Book Review: The Invisible Bridge by Julie Orringer
I first fell in love with Julie Orringer's work while in graduate school when I read How to Breathe Underwater. Ever since I read that book, I would occasionally look in bookstores or hunt online for new work from Orringer. Finally, my quest resulted in finding her novel The Invisible Bridge, though I'm a bit late to the party as it came out January 2011. But if I'd found it then or finding it now, it sure was worth the wait.

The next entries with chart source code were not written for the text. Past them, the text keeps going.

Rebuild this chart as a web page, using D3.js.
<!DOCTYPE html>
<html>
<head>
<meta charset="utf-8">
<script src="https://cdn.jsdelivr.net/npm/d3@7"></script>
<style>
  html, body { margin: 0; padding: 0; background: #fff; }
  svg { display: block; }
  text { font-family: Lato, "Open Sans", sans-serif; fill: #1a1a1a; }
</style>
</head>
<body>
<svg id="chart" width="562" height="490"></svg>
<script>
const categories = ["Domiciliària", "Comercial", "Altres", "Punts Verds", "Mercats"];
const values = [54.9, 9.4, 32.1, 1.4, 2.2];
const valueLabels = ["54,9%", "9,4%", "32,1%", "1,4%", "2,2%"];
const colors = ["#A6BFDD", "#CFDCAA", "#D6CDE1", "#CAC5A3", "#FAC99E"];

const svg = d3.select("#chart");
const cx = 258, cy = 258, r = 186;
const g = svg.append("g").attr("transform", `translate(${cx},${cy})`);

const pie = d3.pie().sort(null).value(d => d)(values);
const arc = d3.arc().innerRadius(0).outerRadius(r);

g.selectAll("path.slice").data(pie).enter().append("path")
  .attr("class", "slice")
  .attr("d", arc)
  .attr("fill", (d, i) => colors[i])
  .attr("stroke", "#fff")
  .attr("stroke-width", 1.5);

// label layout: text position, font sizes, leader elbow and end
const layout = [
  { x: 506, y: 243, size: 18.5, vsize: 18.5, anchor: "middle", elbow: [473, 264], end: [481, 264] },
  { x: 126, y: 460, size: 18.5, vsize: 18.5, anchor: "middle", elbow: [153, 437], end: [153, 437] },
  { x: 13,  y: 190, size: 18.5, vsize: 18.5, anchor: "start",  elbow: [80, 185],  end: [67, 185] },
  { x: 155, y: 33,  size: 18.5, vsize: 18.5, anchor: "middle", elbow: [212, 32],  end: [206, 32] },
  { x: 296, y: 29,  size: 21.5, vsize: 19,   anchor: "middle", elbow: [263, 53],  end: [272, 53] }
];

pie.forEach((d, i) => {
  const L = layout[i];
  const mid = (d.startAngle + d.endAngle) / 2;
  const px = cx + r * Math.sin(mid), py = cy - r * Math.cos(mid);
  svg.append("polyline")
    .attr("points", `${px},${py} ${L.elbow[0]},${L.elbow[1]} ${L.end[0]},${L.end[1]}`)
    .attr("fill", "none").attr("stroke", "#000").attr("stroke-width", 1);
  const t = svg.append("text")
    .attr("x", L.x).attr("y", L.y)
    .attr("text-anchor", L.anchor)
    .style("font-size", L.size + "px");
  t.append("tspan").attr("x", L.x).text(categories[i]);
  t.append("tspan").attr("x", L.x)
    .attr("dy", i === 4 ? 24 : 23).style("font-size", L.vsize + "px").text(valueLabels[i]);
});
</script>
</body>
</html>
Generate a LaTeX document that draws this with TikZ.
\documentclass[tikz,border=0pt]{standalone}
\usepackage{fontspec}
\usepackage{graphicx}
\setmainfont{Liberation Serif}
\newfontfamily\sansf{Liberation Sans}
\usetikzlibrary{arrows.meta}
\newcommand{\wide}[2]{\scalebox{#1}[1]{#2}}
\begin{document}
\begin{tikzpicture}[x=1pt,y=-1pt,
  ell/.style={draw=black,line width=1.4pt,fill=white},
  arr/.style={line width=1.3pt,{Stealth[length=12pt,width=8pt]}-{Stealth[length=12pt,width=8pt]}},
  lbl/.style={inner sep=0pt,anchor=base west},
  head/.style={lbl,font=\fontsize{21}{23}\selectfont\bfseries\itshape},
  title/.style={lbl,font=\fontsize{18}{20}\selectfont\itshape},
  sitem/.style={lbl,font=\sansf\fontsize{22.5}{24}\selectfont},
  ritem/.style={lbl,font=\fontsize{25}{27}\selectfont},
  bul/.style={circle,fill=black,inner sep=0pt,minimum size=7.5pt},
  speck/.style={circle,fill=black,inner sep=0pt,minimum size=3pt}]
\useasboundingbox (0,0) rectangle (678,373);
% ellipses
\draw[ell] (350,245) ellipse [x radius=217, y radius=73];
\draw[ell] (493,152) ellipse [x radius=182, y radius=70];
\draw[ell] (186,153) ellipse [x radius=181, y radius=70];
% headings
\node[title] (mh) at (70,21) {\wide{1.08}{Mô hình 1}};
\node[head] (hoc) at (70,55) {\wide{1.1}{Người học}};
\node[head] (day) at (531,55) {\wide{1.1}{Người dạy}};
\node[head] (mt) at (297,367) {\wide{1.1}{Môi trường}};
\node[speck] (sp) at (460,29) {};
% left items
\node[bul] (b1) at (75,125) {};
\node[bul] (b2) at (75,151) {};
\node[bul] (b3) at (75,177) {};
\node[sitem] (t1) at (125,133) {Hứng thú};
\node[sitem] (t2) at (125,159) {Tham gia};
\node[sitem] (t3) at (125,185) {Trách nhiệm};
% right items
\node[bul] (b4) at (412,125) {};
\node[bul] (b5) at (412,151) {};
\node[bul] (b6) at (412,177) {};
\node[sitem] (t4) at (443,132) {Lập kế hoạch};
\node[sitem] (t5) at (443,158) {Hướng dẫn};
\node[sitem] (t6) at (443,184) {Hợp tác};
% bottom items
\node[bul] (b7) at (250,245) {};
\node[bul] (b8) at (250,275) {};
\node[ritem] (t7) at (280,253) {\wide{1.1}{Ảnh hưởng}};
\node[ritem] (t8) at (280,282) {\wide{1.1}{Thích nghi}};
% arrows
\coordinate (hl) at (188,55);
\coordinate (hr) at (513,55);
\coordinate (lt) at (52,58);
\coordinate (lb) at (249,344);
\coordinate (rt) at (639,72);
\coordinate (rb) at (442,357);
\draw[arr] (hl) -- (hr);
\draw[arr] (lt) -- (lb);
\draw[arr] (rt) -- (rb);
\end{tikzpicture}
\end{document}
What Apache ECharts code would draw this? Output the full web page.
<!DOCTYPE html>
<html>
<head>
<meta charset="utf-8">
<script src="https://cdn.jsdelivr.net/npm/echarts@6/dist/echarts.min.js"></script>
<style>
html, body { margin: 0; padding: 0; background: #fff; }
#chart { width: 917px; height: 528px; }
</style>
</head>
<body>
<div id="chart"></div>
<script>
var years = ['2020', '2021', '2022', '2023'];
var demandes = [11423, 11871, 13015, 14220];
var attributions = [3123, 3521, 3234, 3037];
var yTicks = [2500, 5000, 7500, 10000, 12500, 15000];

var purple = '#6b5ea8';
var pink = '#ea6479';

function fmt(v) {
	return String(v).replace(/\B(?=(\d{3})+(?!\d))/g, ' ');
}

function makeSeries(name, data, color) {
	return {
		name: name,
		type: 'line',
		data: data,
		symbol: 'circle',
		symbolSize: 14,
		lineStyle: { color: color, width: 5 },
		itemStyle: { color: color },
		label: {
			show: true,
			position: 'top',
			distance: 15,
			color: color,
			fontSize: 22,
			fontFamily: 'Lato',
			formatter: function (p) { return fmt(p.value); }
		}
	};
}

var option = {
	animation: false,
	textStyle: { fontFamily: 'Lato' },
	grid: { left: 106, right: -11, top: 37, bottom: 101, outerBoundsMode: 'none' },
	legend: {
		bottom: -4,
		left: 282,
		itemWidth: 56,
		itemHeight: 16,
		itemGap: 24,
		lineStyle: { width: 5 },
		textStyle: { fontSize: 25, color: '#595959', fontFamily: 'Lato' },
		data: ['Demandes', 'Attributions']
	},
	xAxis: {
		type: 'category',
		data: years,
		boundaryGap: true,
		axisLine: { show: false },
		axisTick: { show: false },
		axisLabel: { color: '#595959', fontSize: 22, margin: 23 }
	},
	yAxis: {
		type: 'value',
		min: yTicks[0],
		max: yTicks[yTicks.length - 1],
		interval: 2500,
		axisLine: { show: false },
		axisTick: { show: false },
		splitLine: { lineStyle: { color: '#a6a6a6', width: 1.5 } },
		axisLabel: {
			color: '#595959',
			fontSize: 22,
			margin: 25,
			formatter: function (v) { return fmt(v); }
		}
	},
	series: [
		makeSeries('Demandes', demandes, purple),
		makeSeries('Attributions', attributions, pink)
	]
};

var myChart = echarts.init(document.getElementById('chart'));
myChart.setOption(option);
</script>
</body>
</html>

Orringer's prose, spellbinding as ever, draws readers into the story of the Hungarian Lévi brothers, particularly Andras, as they scatter to different parts of Europe when the continent hangs on the brink of World War II and the fate of Jews becomes ever more precarious. We follow Andras to Paris where he has received a scholarship to study architecture. The novel wooed me with the charm of unworldly Andras soaking in Paris and all that comes with it--school, good friends, theater work, and love. I became so enraptured with his experience in that magical city that the inevitable changes that must come about in his life, and that of so many others, as Europe descends into war hit me like anvil.

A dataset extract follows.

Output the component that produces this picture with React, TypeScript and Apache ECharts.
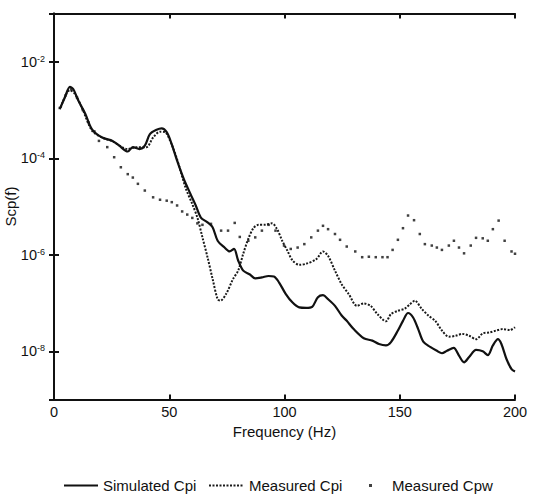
import React, { useEffect, useRef } from "react";
import * as echarts from "echarts";

// Frequency (Hz) / spectral value pairs, one array per curve
const simulatedCpi: [number, number][] = [
  [2.5, 1.05e-3], [4.7, 1.82e-3], [6.9, 3.02e-3], [8.4, 2.69e-3], [10.6, 1.55e-3],
  [13.6, 8.3e-4], [16.5, 3.98e-4], [20.9, 2.69e-4], [25.4, 2.29e-4], [28.3, 1.82e-4],
  [32.0, 1.38e-4], [34.2, 1.7e-4], [37.1, 1.55e-4], [39.4, 1.82e-4], [41.6, 3.16e-4],
  [44.5, 3.89e-4], [46.7, 4.17e-4], [48.9, 3.47e-4], [51.1, 1.95e-4], [53.4, 8.9e-5],
  [56.3, 3.72e-5], [59.2, 1.82e-5], [61.5, 1.05e-5], [63.7, 5.9e-6], [66.6, 4.68e-6],
  [68.8, 3.72e-6], [71.0, 1.95e-6], [74.0, 1.41e-6], [76.2, 1.17e-6], [78.1, 1.32e-6],
  [79.9, 7.6e-7], [82.1, 4.68e-7], [85.0, 3.89e-7], [87.3, 3.24e-7], [90.2, 3.39e-7],
  [93.1, 3.63e-7], [95.4, 3.55e-7], [97.6, 2.69e-7], [100.5, 1.55e-7], [103.5, 1.02e-7],
  [106.4, 8.1e-8], [109.4, 7.9e-8], [112.0, 8.3e-8], [114.5, 1.32e-7], [116.7, 1.45e-7],
  [118.9, 1.2e-7], [121.9, 8.7e-8], [124.8, 5.5e-8], [127.0, 4.27e-8], [130.0, 2.88e-8],
  [134.4, 1.86e-8], [138.1, 1.66e-8], [141.0, 1.41e-8], [144.0, 1.32e-8], [146.2, 1.55e-8],
  [149.2, 2.69e-8], [151.4, 4.27e-8], [153.6, 6.2e-8], [155.8, 5.0e-8], [158.0, 2.88e-8],
  [160.2, 1.58e-8], [163.2, 1.23e-8], [166.1, 1.02e-8], [168.3, 9.1e-9], [170.5, 1.02e-8],
  [173.4, 1.17e-8], [175.7, 8.1e-9], [177.9, 5.9e-9], [180.1, 7.6e-9], [183.1, 1.07e-8],
  [186.0, 1.0e-8], [188.2, 8.3e-9], [190.4, 1.32e-8], [192.6, 1.78e-8], [194.1, 1.41e-8],
  [196.3, 6.9e-9], [198.5, 4.27e-9], [200.0, 3.8e-9],
];

const measuredCpi: [number, number][] = [
  [2.9, 1.12e-3], [4.7, 1.86e-3], [6.9, 2.57e-3], [9.1, 2.14e-3], [12.1, 1.12e-3],
  [16.5, 3.72e-4], [20.9, 2.69e-4], [25.4, 2.24e-4], [32.0, 1.55e-4], [35.7, 1.7e-4],
  [40.1, 1.7e-4], [43.0, 2.69e-4], [46.0, 3.55e-4], [48.2, 3.47e-4], [50.4, 2.29e-4],
  [53.4, 9.5e-5], [57.0, 2.51e-5], [60.0, 1.12e-5], [62.2, 5.9e-6], [64.4, 2.29e-6],
  [66.6, 8.9e-7], [68.8, 3.16e-7], [71.0, 1.2e-7], [72.2, 1.12e-7], [74.7, 1.55e-7],
  [77.7, 3.16e-7], [79.9, 4.68e-7], [82.1, 1.05e-6], [84.3, 2.14e-6], [86.5, 3.55e-6],
  [88.7, 4.17e-6], [91.7, 4.17e-6], [94.6, 4.47e-6], [96.8, 3.39e-6], [99.0, 1.95e-6],
  [101.3, 1.2e-6], [103.5, 7.6e-7], [106.4, 6.2e-7], [109.4, 6.5e-7], [113.8, 8.1e-7],
  [116.7, 1.17e-6], [118.9, 9.5e-7], [121.9, 4.68e-7], [124.8, 2.45e-7], [127.8, 1.55e-7],
  [131.5, 8.7e-8], [134.4, 9.8e-8], [137.4, 8.7e-8], [140.3, 5.9e-8], [144.0, 4.17e-8],
  [146.2, 5.9e-8], [149.2, 6.9e-8], [152.1, 7.6e-8], [154.3, 9.3e-8], [156.5, 1.12e-7],
  [159.5, 7.6e-8], [162.4, 5.5e-8], [165.4, 4.27e-8], [168.3, 2.69e-8], [171.3, 2.0e-8],
  [174.2, 2.09e-8], [177.2, 2.29e-8], [180.1, 2.09e-8], [183.1, 1.78e-8], [186.0, 2.34e-8],
  [188.9, 2.45e-8], [191.9, 2.69e-8], [194.8, 2.88e-8], [197.8, 2.75e-8], [200.0, 3.16e-8],
];

const measuredCpw: [number, number][] = [
  [2.5, 1.1e-3], [5.0, 2.0e-3], [7.5, 2.7e-3], [10.0, 1.8e-3], [12.5, 1.0e-3],
  [15.0, 5.5e-4], [17.5, 3.6e-4], [19.5, 2.29e-4], [23.1, 1.7e-4], [26.1, 1.05e-4],
  [29.0, 6.5e-5], [32.0, 4.68e-5], [34.2, 3.98e-5], [36.4, 2.95e-5], [39.4, 2.14e-5],
  [43.0, 1.55e-5], [46.0, 1.38e-5], [48.9, 1.32e-5], [51.1, 1.23e-5], [53.4, 1.05e-5],
  [55.6, 7.9e-6], [57.8, 6.8e-6], [60.0, 5.8e-6], [62.2, 4.47e-6], [64.4, 4.17e-6],
  [68.1, 4.37e-6], [72.5, 3.16e-6], [75.5, 3.16e-6], [78.4, 4.57e-6], [80.6, 2.34e-6],
  [84.3, 1.95e-6], [87.3, 2.29e-6], [90.2, 3.16e-6], [93.1, 4.17e-6], [96.1, 3.16e-6],
  [99.8, 1.55e-6], [102.7, 1.32e-6], [105.7, 1.41e-6], [108.6, 1.66e-6], [111.6, 2.29e-6],
  [114.5, 3.16e-6], [116.7, 3.98e-6], [118.9, 3.39e-6], [121.9, 2.69e-6], [124.1, 2.04e-6],
  [127.0, 1.48e-6], [130.7, 1.17e-6], [133.7, 8.9e-7], [136.6, 9.1e-7], [139.6, 8.9e-7],
  [142.5, 8.9e-7], [144.7, 8.9e-7], [146.9, 1.26e-6], [149.2, 2.04e-6], [151.4, 3.55e-6],
  [153.6, 6.5e-6], [156.2, 5.2e-6], [158.7, 2.69e-6], [160.9, 1.66e-6], [163.9, 1.55e-6],
  [166.1, 1.41e-6], [168.3, 1.26e-6], [171.3, 1.55e-6], [173.5, 1.95e-6], [175.7, 1.41e-6],
  [177.9, 1.07e-6], [180.8, 1.55e-6], [183.1, 2.24e-6], [186.0, 2.19e-6], [188.2, 1.95e-6],
  [190.4, 3.39e-6], [192.9, 5.1e-6], [195.5, 1.95e-6], [198.5, 1.17e-6], [200.0, 1.05e-6],
];

const xTicks = [0, 50, 100, 150, 200];
const yLabelExponents = [-2, -4, -6, -8];

const FONT = '"Liberation Sans", Arial, sans-serif';
const INK = "#111";
const DOTTED: number[] = [2, 1.5];

function yLabel(value: number): string {
  const e = Math.log10(value);
  const r = Math.round(e);
  if (Math.abs(e - r) > 1e-6 || !yLabelExponents.includes(r)) return "";
  return `{base|10}{sup|${r}}`;
}

export default function App() {
  const ref = useRef<HTMLDivElement>(null);

  useEffect(() => {
    if (!ref.current) return;
    const chart = echarts.init(ref.current, undefined, { renderer: "svg" });

    const frameLine = { show: true, lineStyle: { color: INK, width: 2 } };
    const tick = { show: true, inside: true, length: 5, lineStyle: { color: INK, width: 2 } };
    const legendText = { fontSize: 15, color: INK, fontFamily: FONT };

    const yBase = {
      type: "log" as const,
      logBase: 100,
      min: 1e-9,
      max: 1e-1,
      axisLine: frameLine,
      axisTick: tick,
      splitLine: { show: false },
      minorTick: { show: false },
    };

    chart.setOption({
      animation: false,
      backgroundColor: "#fff",
      textStyle: { fontFamily: FONT, color: INK },
      grid: {
        left: 54,
        right: 18,
        top: 13.5,
        bottom: 98.5,
        containLabel: false,
        outerBoundsMode: "none",
      },
      xAxis: [
        {
          type: "value",
          min: xTicks[0],
          max: xTicks[xTicks.length - 1],
          interval: 50,
          position: "bottom",
          name: "Frequency (Hz)",
          nameLocation: "middle",
          nameGap: 18,
          nameTextStyle: { fontSize: 15, color: INK, fontFamily: FONT },
          axisLine: frameLine,
          axisTick: tick,
          splitLine: { show: false },
          axisLabel: { fontSize: 14.5, color: INK, fontFamily: FONT, margin: 5 },
        },
        {
          type: "value",
          min: xTicks[0],
          max: xTicks[xTicks.length - 1],
          interval: 50,
          position: "top",
          axisLine: frameLine,
          axisTick: tick,
          splitLine: { show: false },
          axisLabel: { show: false },
        },
      ],
      yAxis: [
        {
          ...yBase,
          position: "left",
          name: "Scp(f)",
          nameLocation: "middle",
          nameRotate: 90,
          nameGap: 36,
          nameMoveOverlap: false,
          nameTextStyle: { fontSize: 15, color: INK, fontFamily: FONT },
          axisLabel: {
            margin: 9,
            formatter: yLabel,
            showMinLabel: false,
            showMaxLabel: false,
            rich: {
              base: { fontSize: 14.5, color: INK, fontFamily: FONT },
              sup: { fontSize: 9, color: INK, fontFamily: FONT, verticalAlign: "top" },
            },
          },
        },
        {
          ...yBase,
          position: "right",
          axisLabel: { show: false },
        },
      ],
      legend: [
        {
          data: ["Simulated Cpi"],
          left: 63,
          top: 478,
          padding: 0,
          itemWidth: 34,
          itemHeight: 14,
          itemGap: 0,
          itemStyle: { opacity: 0 },
          textStyle: legendText,
        },
        {
          data: ["Measured Cpi"],
          left: 208,
          top: 478,
          padding: 0,
          itemWidth: 35,
          itemHeight: 14,
          itemGap: 0,
          itemStyle: { opacity: 0 },
          textStyle: legendText,
        },
        {
          data: [{ name: "Measured Cpw", icon: "rect" }],
          left: 369,
          top: 478,
          padding: 0,
          itemWidth: 3,
          itemHeight: 3,
          itemGap: 0,
          textStyle: { ...legendText, padding: [0, 0, 0, 15] },
        },
      ],
      series: [
        {
          name: "Measured Cpw",
          type: "scatter",
          xAxisIndex: 0,
          yAxisIndex: 0,
          data: measuredCpw,
          symbol: "rect",
          symbolSize: 2.5,
          itemStyle: { color: INK },
        },
        {
          name: "Measured Cpi",
          type: "line",
          xAxisIndex: 0,
          yAxisIndex: 0,
          data: measuredCpi,
          showSymbol: false,
          symbol: "none",
          smooth: 0.3,
          lineStyle: { color: "#1a1a1a", width: 2, type: DOTTED },
          itemStyle: { color: "#1a1a1a" },
        },
        {
          name: "Simulated Cpi",
          type: "line",
          xAxisIndex: 0,
          yAxisIndex: 0,
          data: simulatedCpi,
          showSymbol: false,
          symbol: "none",
          smooth: 0.3,
          lineStyle: { color: INK, width: 2.2 },
          itemStyle: { color: INK },
        },
      ],
    });

    return () => chart.dispose();
  }, []);

  return (
    <div
      ref={ref}
      style={{ position: "absolute", left: 0, top: 0, width: 533, height: 498, background: "#fff" }}
    />
  );
}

With her singular integrity, deft-handed description, and strong character development, Orringer shows us the struggles of the Lévi family and those near and dear to them as Europe endured the horrors of Hitler's plans for the continent and the fate of Jews and millions of others. The story is one of innocence and innocence lost, grief and hope. I would heartily recommend this novel and anxiously await Orringer's next literary work.